The past decade has seen a steady increase in corporations embracing design. Many a Buzzword Bingo match has been won by someone dropping the term “design thinking” into the conversation, an action which elicits violent nodding from the wisest in attendance.

Often times the design thinking is sequestered in the R&D department and/or the Innovation office. A few companies have formalized their commitment to design thinking with a Chief Design Officer. Eric Quint is one of these CDOs, serving Minneapolis-based 3M in this role since April 2013. His LinkedIn profile reads,

“My passion is to bring a creative culture and design leadership to a next level of excellence through the creation of great ideas, managing collaborative creativity and open innovation engagements, excite main business stakeholders by design and realizing successful design solutions in to brand experiences that improves people’s life’s and result in new value creation. Design as an engine for change and innovation that inspire people around the globe and relate to them” (2018).
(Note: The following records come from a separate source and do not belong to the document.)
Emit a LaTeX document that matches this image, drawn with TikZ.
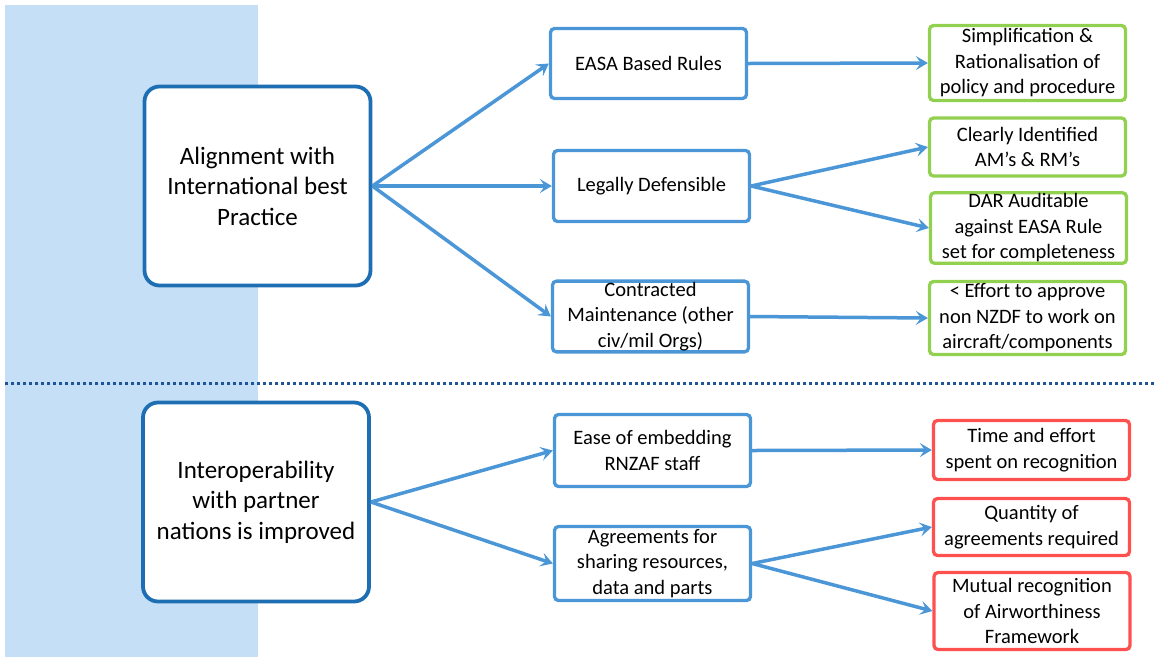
\documentclass[tikz,border=0pt]{standalone}
\usepackage{fontspec}
\setmainfont{Carlito}
\usetikzlibrary{arrows.meta}

\definecolor{bgblue}{RGB}{197,224,246}
\definecolor{mainblue}{RGB}{30,110,180}
\definecolor{boxblue}{RGB}{75,150,215}
\definecolor{boxgreen}{RGB}{146,208,80}
\definecolor{boxred}{RGB}{255,80,80}
\definecolor{dotblue}{RGB}{31,85,150}

\begin{document}
\begin{tikzpicture}[x=1pt, y=-1pt,
  goalbox/.style={draw=mainblue, line width=3.8pt, rounded corners=15pt, fill=white,
    minimum width=226pt, minimum height=199pt, align=center,
    font=\fontsize{25}{30.5}\selectfont},
  waybox/.style={draw=boxblue, line width=3.3pt, rounded corners=4pt, fill=white,
    minimum width=196pt, align=center, inner sep=1pt,
    font=\fontsize{20.5}{25.5}\selectfont},
  gainbox/.style={waybox, draw=boxgreen},
  costbox/.style={waybox, draw=boxred},
  link/.style={draw=boxblue, line width=3.5pt,
    -{Stealth[length=12pt, width=14pt, inset=5pt]}}]

  \useasboundingbox (0,0) rectangle (1155,657);

  % Shaded strip and separator
  \fill[bgblue] (5,5) rectangle (258,657);
  \draw[dotblue, line width=3pt, dash pattern=on 3pt off 3pt] (5,383) -- (1155,383);

  % Top half
  \node[goalbox] (align) at (257.5,186) {Alignment with\\International best\\Practice};

  \node[waybox, minimum height=70pt] (easa) at (648.5,63.5) {EASA Based Rules};
  \node[waybox, minimum height=71pt] (legal) at (651.5,186) {Legally Defensible};
  \node[waybox, minimum height=70pt] (contract) at (650.5,316.5) {Contracted\\Maintenance (other\\civ/mil Orgs)};

  \node[gainbox, minimum height=75pt] (simple) at (1027.5,63) {Simplification \&\\Rationalisation of\\policy and procedure};
  \node[gainbox, minimum height=58pt] (clear) at (1027.5,147) {Clearly Identified\\AM’s \& RM’s};
  \node[gainbox, minimum height=70pt] (audit) at (1028.5,228) {DAR Auditable\\against EASA Rule\\set for completeness};
  \node[gainbox, minimum height=73pt] (effort) at (1027.5,318) {< Effort to approve\\non NZDF to work on\\aircraft/components};

  \draw[link] (align.east) -- (easa.west);
  \draw[link] (align.east) -- (legal.west);
  \draw[link] (align.east) -- (contract.west);
  \draw[link] (easa.east) -- (simple.west);
  \draw[link] (legal.east) -- (clear.west);
  \draw[link] (legal.east) -- (audit.west);
  \draw[link] (contract.east) -- (effort.west);

  % Bottom half
  \node[goalbox] (interop) at (256,502) {Interoperability\\with partner\\nations is improved};

  \node[waybox, minimum height=72pt] (embed) at (652.5,450.5) {Ease of embedding\\RNZAF staff};
  \node[waybox, minimum height=74pt] (share) at (652.5,563.5) {Agreements for\\sharing resources,\\data and parts};

  \node[costbox, minimum height=59pt] (time) at (1031.5,450) {Time and effort\\spent on recognition};
  \node[costbox, minimum height=57pt] (qty) at (1031.5,527) {Quantity of\\agreements required};
  \node[costbox, minimum height=77pt] (mutual) at (1032,611) {Mutual recognition\\of Airworthiness\\Framework};

  \draw[link] (interop.east) -- (embed.west);
  \draw[link] (interop.east) -- (share.west);
  \draw[link] (embed.east) -- (time.west);
  \draw[link] (share.east) -- (qty.west);
  \draw[link] (share.east) -- (mutual.west);

\end{tikzpicture}
\end{document}
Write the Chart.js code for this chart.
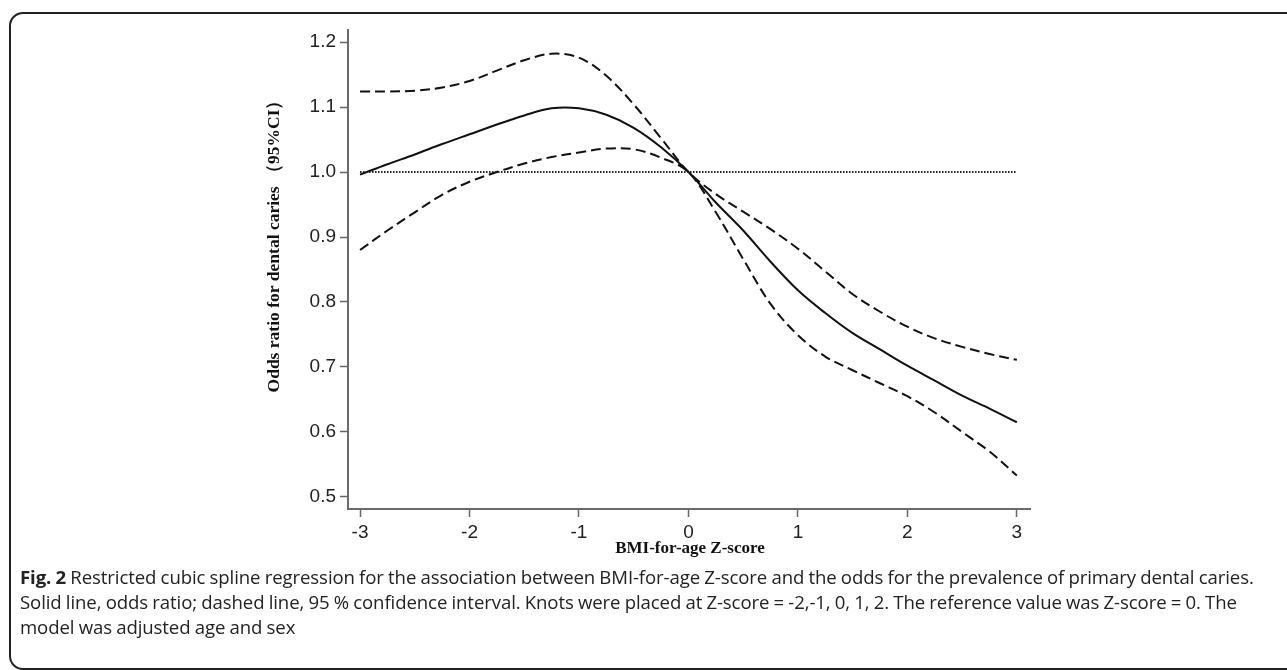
<!DOCTYPE html>
<html>
<head>
<meta charset="utf-8">
<script src="https://cdn.jsdelivr.net/npm/chart.js@4"></script>
<style>
  body { margin: 0; background: #fff; width: 1287px; height: 670px; overflow: hidden; position: relative; }
  .c-frame { position: absolute; left: 9px; top: 12px; width: 1300px; height: 654px; border: 2px solid #222; border-radius: 14px; }
  .c-chart { position: absolute; left: 0; top: 0; width: 1287px; height: 570px; }
  .c-caption { position: absolute; left: 20px; top: 564px; font-family: 'Open Sans', sans-serif; font-size: 18.6px; line-height: 25px; color: #222; white-space: nowrap; letter-spacing: -0.1px; word-spacing: -0.5px; }
  .c-caption b { font-weight: 700; }
</style>
</head>
<body>
<div class="c-frame"></div>
<div class="c-chart"><canvas id="myChart" width="1287" height="570"></canvas></div>
<div class="c-caption">
  <b>Fig. 2</b> Restricted cubic spline regression for the association between BMI-for-age Z-score and the odds for the prevalence of primary dental caries.<br>
  Solid line, odds ratio; dashed line, 95 % confidence interval. Knots were placed at Z-score = -2,-1, 0, 1, 2. The reference value was Z-score = 0. The<br>
  model was adjusted age and sex
</div>
<script>
// BMI-for-age Z-score positions
const zScores = [-3, -2.75, -2.5, -2.25, -2, -1.75, -1.5, -1.25, -1, -0.75, -0.5, -0.25, 0,
  0.25, 0.5, 0.75, 1, 1.25, 1.5, 1.75, 2, 2.25, 2.5, 2.75, 3];
const oddsRatio = [0.996, 1.012, 1.027, 1.043, 1.058, 1.073, 1.087, 1.098, 1.098, 1.088, 1.068, 1.038, 1.0,
  0.953, 0.91, 0.862, 0.818, 0.783, 0.752, 0.727, 0.702, 0.679, 0.656, 0.636, 0.615];
const upperCI = [1.124, 1.124, 1.125, 1.13, 1.14, 1.156, 1.172, 1.182, 1.176, 1.148, 1.104, 1.052, 1.0,
  0.966, 0.939, 0.912, 0.882, 0.847, 0.812, 0.785, 0.762, 0.744, 0.731, 0.72, 0.711];
const lowerCI = [0.88, 0.91, 0.938, 0.965, 0.985, 1.0, 1.013, 1.023, 1.03, 1.036, 1.035, 1.022, 1.0,
  0.938, 0.866, 0.797, 0.749, 0.716, 0.695, 0.675, 0.655, 0.63, 0.6, 0.57, 0.533];
const refZ = [-3, 3];
const refValue = [1, 1];
const yTicks = [0.5, 0.6, 0.7, 0.8, 0.9, 1.0, 1.1, 1.2];
const xTicks = [-3, -2, -1, 0, 1, 2, 3];

const toPoints = function (xs, ys) {
  return xs.map((x, i) => ({ x: x, y: ys[i] }));
};

// axis titles drawn by hand so they sit where the reference has them
const axisTitles = {
  id: 'axisTitles',
  afterDraw(chart) {
    const { ctx } = chart;
    ctx.save();
    ctx.fillStyle = '#111';
    ctx.font = 'bold 17px "Liberation Serif", "Times New Roman", serif';
    ctx.textAlign = 'center';
    ctx.textBaseline = 'middle';
    ctx.fillText('BMI-for-age Z-score', 690, 549);
    ctx.font = 'bold 17.5px "Liberation Serif", "Times New Roman", serif';
    ctx.translate(274, 242);
    ctx.rotate(-Math.PI / 2);
    ctx.fillText('Odds ratio for dental caries （95%CI）', 0, 0);
    ctx.restore();
  },
};

const makeChart = function () {
  const data = {
    datasets: [
      {
        label: 'Reference',
        data: toPoints(refZ, refValue),
        borderColor: '#222',
        borderWidth: 2,
        borderDash: [1.5, 1.5],
      },
      {
        label: 'Upper 95% CI',
        data: toPoints(zScores, upperCI),
        borderColor: '#111',
        borderWidth: 2,
        borderDash: [10, 5],
        tension: 0.35,
      },
      {
        label: 'Lower 95% CI',
        data: toPoints(zScores, lowerCI),
        borderColor: '#111',
        borderWidth: 2,
        borderDash: [10, 5],
        tension: 0.35,
      },
      {
        label: 'Odds ratio',
        data: toPoints(zScores, oddsRatio),
        borderColor: '#111',
        borderWidth: 2,
        tension: 0.35,
      },
    ],
  };

  const tickFont = { family: '"Liberation Sans", Arial, sans-serif', size: 19 };

  const config = {
    type: 'line',
    data,
    options: {
      responsive: false,
      animation: false,
      layout: { padding: { left: 0, top: 30, right: 257, bottom: 0 } },
      elements: { point: { radius: 0 } },
      plugins: { legend: { display: false }, tooltip: { enabled: false } },
      scales: {
        x: {
          type: 'linear',
          min: -3.11,
          max: 3.12,
          afterFit(scale) { scale.height = 61; },
          afterBuildTicks(scale) { scale.ticks = xTicks.map((v) => ({ value: v })); },
          ticks: { font: tickFont, color: '#222', padding: 4, callback: (v) => String(v) },
          grid: { drawOnChartArea: false, drawTicks: true, tickLength: 8, tickColor: '#666', tickWidth: 1.5 },
          border: { display: true, color: '#6a6a6a', width: 2 },
        },
        y: {
          type: 'linear',
          min: 0.4815,
          max: 1.2185,
          afterFit(scale) { scale.width = 348; },
          afterBuildTicks(scale) { scale.ticks = yTicks.map((v) => ({ value: v })); },
          ticks: { font: tickFont, color: '#222', padding: 4, callback: (v) => v.toFixed(1) },
          grid: { drawOnChartArea: false, drawTicks: true, tickLength: 8, tickColor: '#666', tickWidth: 1.5 },
          border: { display: true, color: '#6a6a6a', width: 2 },
        },
      },
    },
    plugins: [axisTitles],
  };

  new Chart(document.getElementById('myChart'), config);
};

document.addEventListener('DOMContentLoaded', makeChart);
</script>
</body>
</html>
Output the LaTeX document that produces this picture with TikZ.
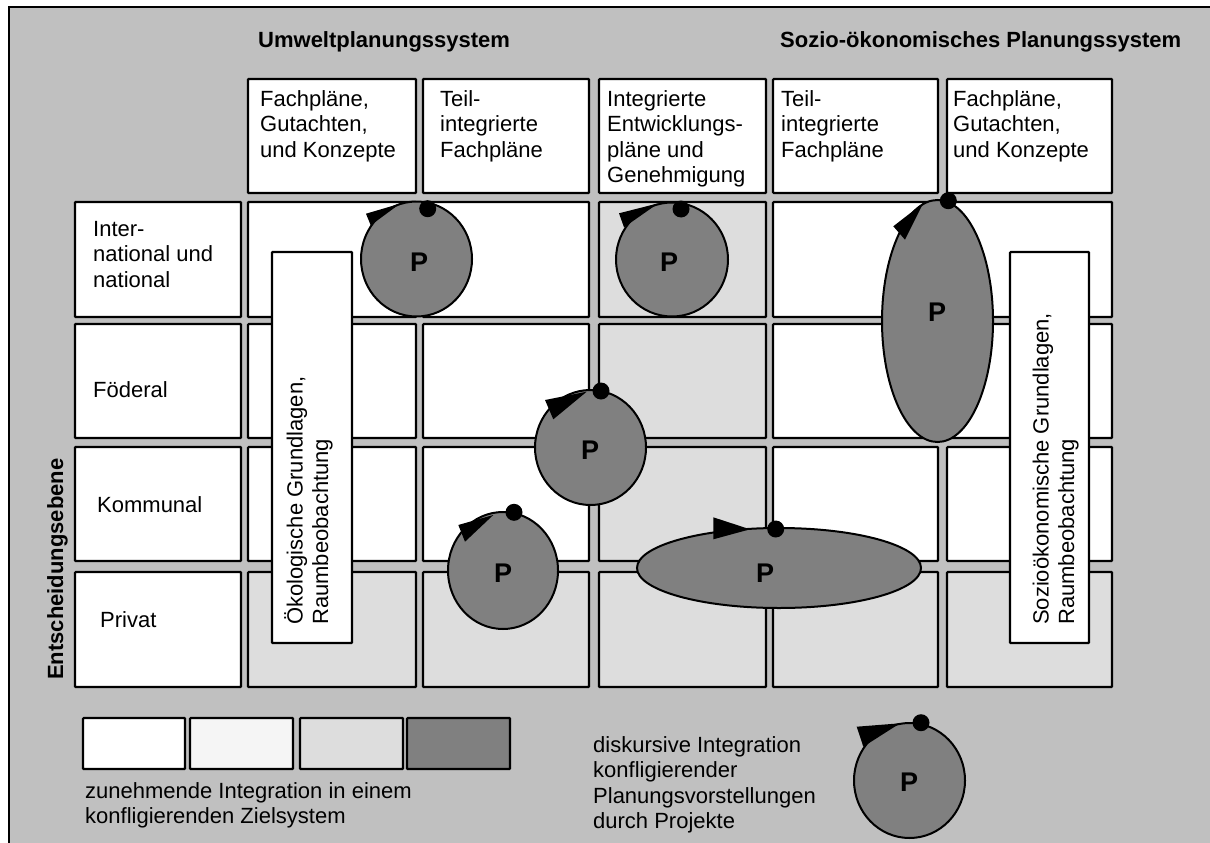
\documentclass[tikz,border=0pt]{standalone}
\usepackage{fontspec}
\setmainfont{Liberation Sans}
\usetikzlibrary{shapes.geometric}
\definecolor{bg}{HTML}{C0C0C0}
\definecolor{lg}{HTML}{DDDDDD}
\definecolor{vl}{HTML}{F5F5F5}
\definecolor{pg}{HTML}{808080}
\begin{document}
\begin{tikzpicture}[x=1pt,y=-1pt,
  cell/.style={draw=black, line width=2.2pt, rounded corners=0.8pt},
  txt/.style={font=\fontsize{22}{25.5}\selectfont, inner sep=0pt, align=left, anchor=base west},
  ttl/.style={font=\fontsize{22}{25.5}\selectfont\bfseries, inner sep=0pt, anchor=base west},
  pl/.style={font=\fontsize{27}{30}\selectfont\bfseries, inner sep=0pt},
  pshape/.style={ellipse, draw=black, line width=2pt, fill=pg, inner sep=0pt, outer sep=0pt},
  dotc/.style={fill=black},
  arr/.style={fill=black}]
\clip (0,0) rectangle (1210,843);
\useasboundingbox (0,0) rectangle (1210,843);
\fill[white] (0,0) rectangle (1210,843);
\draw[fill=bg, line width=2.5pt] (9,7) rectangle (1240,880);

% titles
\node[ttl] (t1) at (258,48) {Umweltplanungssystem};
\node[ttl] (t2) at (780,48) {Sozio-ökonomisches Planungssystem};

% header boxes
\draw[cell, fill=white] (248,79) rectangle (416,193);
\draw[cell, fill=white] (423,79) rectangle (589,193);
\draw[cell, fill=white] (599,79) rectangle (766,193);
\draw[cell, fill=white] (773,79) rectangle (938,193);
\draw[cell, fill=white] (947,79) rectangle (1112,193);
\node[txt] (h1) at (260,157) {Fachpläne,\\Gutachten,\\und Konzepte};
\node[txt] (h2) at (440,157) {Teil-\\integrierte\\Fachpläne};
\node[txt] (h3) at (607,182.5) {Integrierte\\Entwicklungs-\\pläne und\\Genehmigung};
\node[txt] (h4) at (781,157) {Teil-\\integrierte\\Fachpläne};
\node[txt] (h5) at (953,157) {Fachpläne,\\Gutachten,\\und Konzepte};

% row label boxes
\draw[cell, fill=white] (75,202) rectangle (241,317);
\draw[cell, fill=white] (75,324) rectangle (241,438);
\draw[cell, fill=white] (75,447) rectangle (241,561);
\draw[cell, fill=white] (75,572) rectangle (241,687);
\node[txt] (r1) at (93,287) {Inter-\\national und\\national};
\node[txt] (r2) at (93,397) {Föderal};
\node[txt] (r3) at (97,512) {Kommunal};
\node[txt] (r4) at (100,627) {Privat};

% grid row 1
\draw[cell, fill=white] (248,202) rectangle (416,317);
\draw[cell, fill=white] (423,202) rectangle (589,317);
\draw[cell, fill=lg] (599,202) rectangle (766,317);
\draw[cell, fill=white] (773,202) rectangle (938,317);
\draw[cell, fill=white] (947,202) rectangle (1112,317);
% row 2
\draw[cell, fill=white] (248,324) rectangle (416,438);
\draw[cell, fill=white] (423,324) rectangle (589,438);
\draw[cell, fill=lg] (599,324) rectangle (766,438);
\draw[cell, fill=white] (773,324) rectangle (938,438);
\draw[cell, fill=white] (947,324) rectangle (1112,438);
% row 3
\draw[cell, fill=white] (248,447) rectangle (416,561);
\draw[cell, fill=white] (423,447) rectangle (589,561);
\draw[cell, fill=lg] (599,447) rectangle (766,561);
\draw[cell, fill=white] (773,447) rectangle (938,561);
\draw[cell, fill=white] (947,447) rectangle (1112,561);
% row 4
\draw[cell, fill=lg] (248,572) rectangle (416,687);
\draw[cell, fill=lg] (423,572) rectangle (589,687);
\draw[cell, fill=lg] (599,572) rectangle (766,687);
\draw[cell, fill=lg] (773,572) rectangle (938,687);
\draw[cell, fill=lg] (947,572) rectangle (1112,687);

% vertical boxes
\draw[cell, fill=white] (272,252) rectangle (352,643);
\draw[cell, fill=white] (1010,252) rectangle (1089,643);
\node[txt, rotate=90] (v1) at (328,625) {Ökologische Grundlagen,\\Raumbeobachtung};
\node[txt, rotate=90] (v2) at (1074,625) {Sozioökonomische Grundlagen,\\Raumbeobachtung};

% axis label
\node[ttl, rotate=90] (ax) at (63,680) {Entscheidungsebene};

% P shapes
\node[pshape, minimum width=111pt, minimum height=115pt] (c1) at (416.5,259) {};
\node[pshape, minimum width=112pt, minimum height=114pt] (c2) at (672,259.5) {};
\node[pshape, minimum width=111pt, minimum height=115pt] (c3) at (590.5,447.5) {};
\node[pshape, minimum width=110pt, minimum height=117pt] (c4) at (503,570.5) {};
\node[pshape, minimum width=284pt, minimum height=80pt] (e5) at (779,568) {};
\node[pshape, minimum width=111pt, minimum height=242pt] (e6) at (937.5,321) {};
\node[pshape, minimum width=111pt, minimum height=115pt] (lc) at (909.5,780.5) {};

\node[pl] (p1) at (419,262) {P};
\node[pl] (p2) at (669,262) {P};
\node[pl] (p3) at (590,450) {P};
\node[pl] (p4) at (503,573) {P};
\node[pl] (p5) at (765,573) {P};
\node[pl] (p6) at (937,312) {P};
\node[pl] (p7) at (909,782) {P};

% arrowheads
\fill[arr] (366,213.7) -- (370.7,225.3) -- (400,203.7) -- cycle;
\fill[arr] (619,213.3) -- (624,227.3) -- (658.3,203.3) -- cycle;
\fill[arr] (545,400) -- (553.3,419.3) -- (586.7,391.7) -- cycle;
\fill[arr] (458.3,525) -- (465,541.7) -- (493.3,515) -- cycle;
\fill[arr] (713.3,517.3) -- (713.3,539.3) -- (750,529.3) -- cycle;
\fill[arr] (893.3,226.3) -- (905,239.7) -- (923.3,203) -- cycle;
\fill[arr] (856.7,726.7) -- (863.3,746.7) -- (900,723.3) -- cycle;

% dots
\fill[dotc] (427.7,208.7) circle (8.5pt);
\fill[dotc] (681,209) circle (8.5pt);
\fill[dotc] (601,391) circle (8.5pt);
\fill[dotc] (514,512.3) circle (8.5pt);
\fill[dotc] (775.7,529) circle (8.5pt);
\fill[dotc] (948.3,200.7) circle (8.5pt);
\fill[dotc] (921,722.7) circle (8.5pt);

% legend
\draw[cell, fill=white] (83,718) rectangle (185,769);
\draw[cell, fill=vl] (190,718) rectangle (293,769);
\draw[cell, fill=lg] (300,718) rectangle (403,769);
\draw[cell, fill=pg] (407,718) rectangle (510,769);
\node[txt] (l1) at (85,823.5) {zunehmende Integration in einem\\konfligierenden Zielsystem};
\node[txt] (l2) at (593,828.5) {diskursive Integration\\konfligierender\\Planungsvorstellungen\\durch Projekte};
\end{tikzpicture}
\end{document}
At the designThink2018 conference in Austin, Eric shared his view of the role of Chief Design Officer. He sees people with such titles needing to focus on six (6) key elements:

  1. Designing the design function
  2. Design the company
  3. Educate about design
  4. Creative direct to the company
  5. Orchestrate consistency of design
  6. Corporate rebel…with a purpose

Designers and those of a design mind will not be surprised with the first two elements he pointed to: (1) design the Design function and (2) design the company. Leaving design to be applied merely with products and/or services is pure folly. Design, Eric and many speakers at the conference would assert, cannot be just something a part of the organization does. It must be at the heart of what the organization is. A Chief Designer must take having the executive shape the organization intentionally to be a match (e.g., operationally, structurally, culturally) for what the market requires. The same is true for the Design function within that company. Anything less is not doing one’s job as a Chief Design Officer.

As strategy is much about what a company will not do vs. what it will do, a Chief Design Officer is there to break apart or interrupt what is already there. Eric calls it “being a corporate rebel … with a purpose,” a phrase that elicits a sense of responsible and for-the-good-of-the-order mutiny. Any designer will tell you that great design is about iteration; breaking the patterns of what has been are done so in service of benefiting and profiting from what could be.